Filter these entries, keeping only lines that hold the word "draws".

-- DATA SHOWN start --

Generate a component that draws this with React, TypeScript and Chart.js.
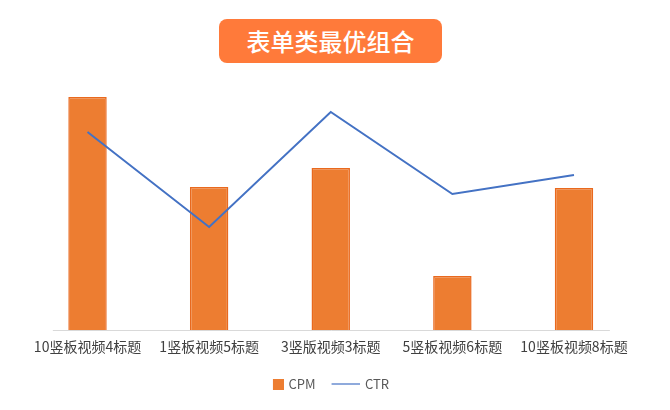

-- DATA SHOWN end --
-- DATA SHOWN start --

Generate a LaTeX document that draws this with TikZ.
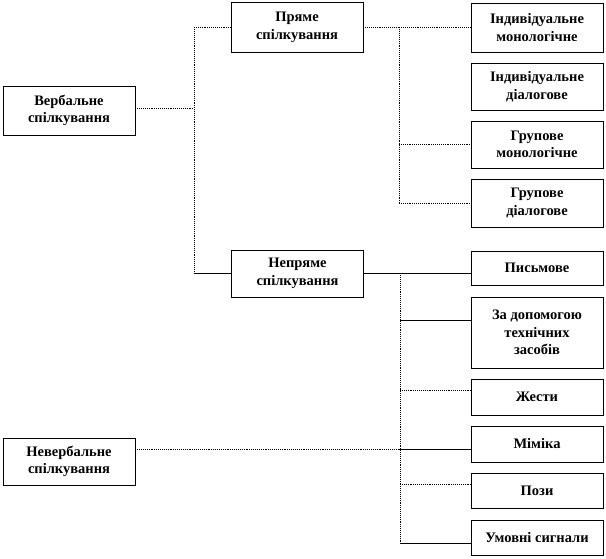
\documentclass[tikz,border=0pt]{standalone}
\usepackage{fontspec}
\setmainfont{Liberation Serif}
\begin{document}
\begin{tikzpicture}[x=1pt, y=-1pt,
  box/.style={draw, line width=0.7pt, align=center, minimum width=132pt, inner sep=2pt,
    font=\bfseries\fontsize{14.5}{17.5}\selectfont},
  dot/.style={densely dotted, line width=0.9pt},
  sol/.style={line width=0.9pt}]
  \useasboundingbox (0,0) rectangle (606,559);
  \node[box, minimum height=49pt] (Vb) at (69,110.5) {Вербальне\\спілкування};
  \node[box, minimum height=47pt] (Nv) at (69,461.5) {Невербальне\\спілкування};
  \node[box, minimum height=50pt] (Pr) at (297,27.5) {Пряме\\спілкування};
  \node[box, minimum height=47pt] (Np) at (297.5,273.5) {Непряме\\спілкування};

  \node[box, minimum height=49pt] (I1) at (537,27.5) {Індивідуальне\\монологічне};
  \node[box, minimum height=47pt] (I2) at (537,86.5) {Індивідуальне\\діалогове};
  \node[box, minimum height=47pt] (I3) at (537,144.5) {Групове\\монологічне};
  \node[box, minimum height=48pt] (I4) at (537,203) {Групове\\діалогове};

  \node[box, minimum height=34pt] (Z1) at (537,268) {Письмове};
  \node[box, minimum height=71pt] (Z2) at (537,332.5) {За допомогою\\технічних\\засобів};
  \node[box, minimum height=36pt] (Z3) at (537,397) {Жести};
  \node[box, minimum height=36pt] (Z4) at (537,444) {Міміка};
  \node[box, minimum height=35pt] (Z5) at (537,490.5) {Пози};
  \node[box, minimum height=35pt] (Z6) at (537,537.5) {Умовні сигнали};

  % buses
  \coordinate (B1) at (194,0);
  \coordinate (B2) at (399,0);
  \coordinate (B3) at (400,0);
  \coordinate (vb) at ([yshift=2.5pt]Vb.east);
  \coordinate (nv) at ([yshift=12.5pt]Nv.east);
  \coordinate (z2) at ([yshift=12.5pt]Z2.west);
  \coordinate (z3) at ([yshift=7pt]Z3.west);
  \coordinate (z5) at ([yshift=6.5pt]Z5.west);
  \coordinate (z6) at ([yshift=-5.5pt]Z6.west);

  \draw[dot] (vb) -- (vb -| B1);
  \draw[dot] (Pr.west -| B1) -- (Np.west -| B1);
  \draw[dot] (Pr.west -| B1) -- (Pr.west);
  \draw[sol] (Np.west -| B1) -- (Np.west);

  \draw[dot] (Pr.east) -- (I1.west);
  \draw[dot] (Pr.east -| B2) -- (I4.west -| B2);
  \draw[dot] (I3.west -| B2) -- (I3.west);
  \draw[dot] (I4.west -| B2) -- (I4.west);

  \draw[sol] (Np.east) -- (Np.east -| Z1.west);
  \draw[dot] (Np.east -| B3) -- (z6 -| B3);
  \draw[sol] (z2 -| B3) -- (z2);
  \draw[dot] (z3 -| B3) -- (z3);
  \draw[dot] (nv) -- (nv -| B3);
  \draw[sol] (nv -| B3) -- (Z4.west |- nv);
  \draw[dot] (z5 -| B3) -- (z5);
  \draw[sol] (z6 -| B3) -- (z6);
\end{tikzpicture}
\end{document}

-- DATA SHOWN end --

> **TASK RESPONSE**:
Generate a component that draws this with React, TypeScript and Chart.js.
Generate a LaTeX document that draws this with TikZ.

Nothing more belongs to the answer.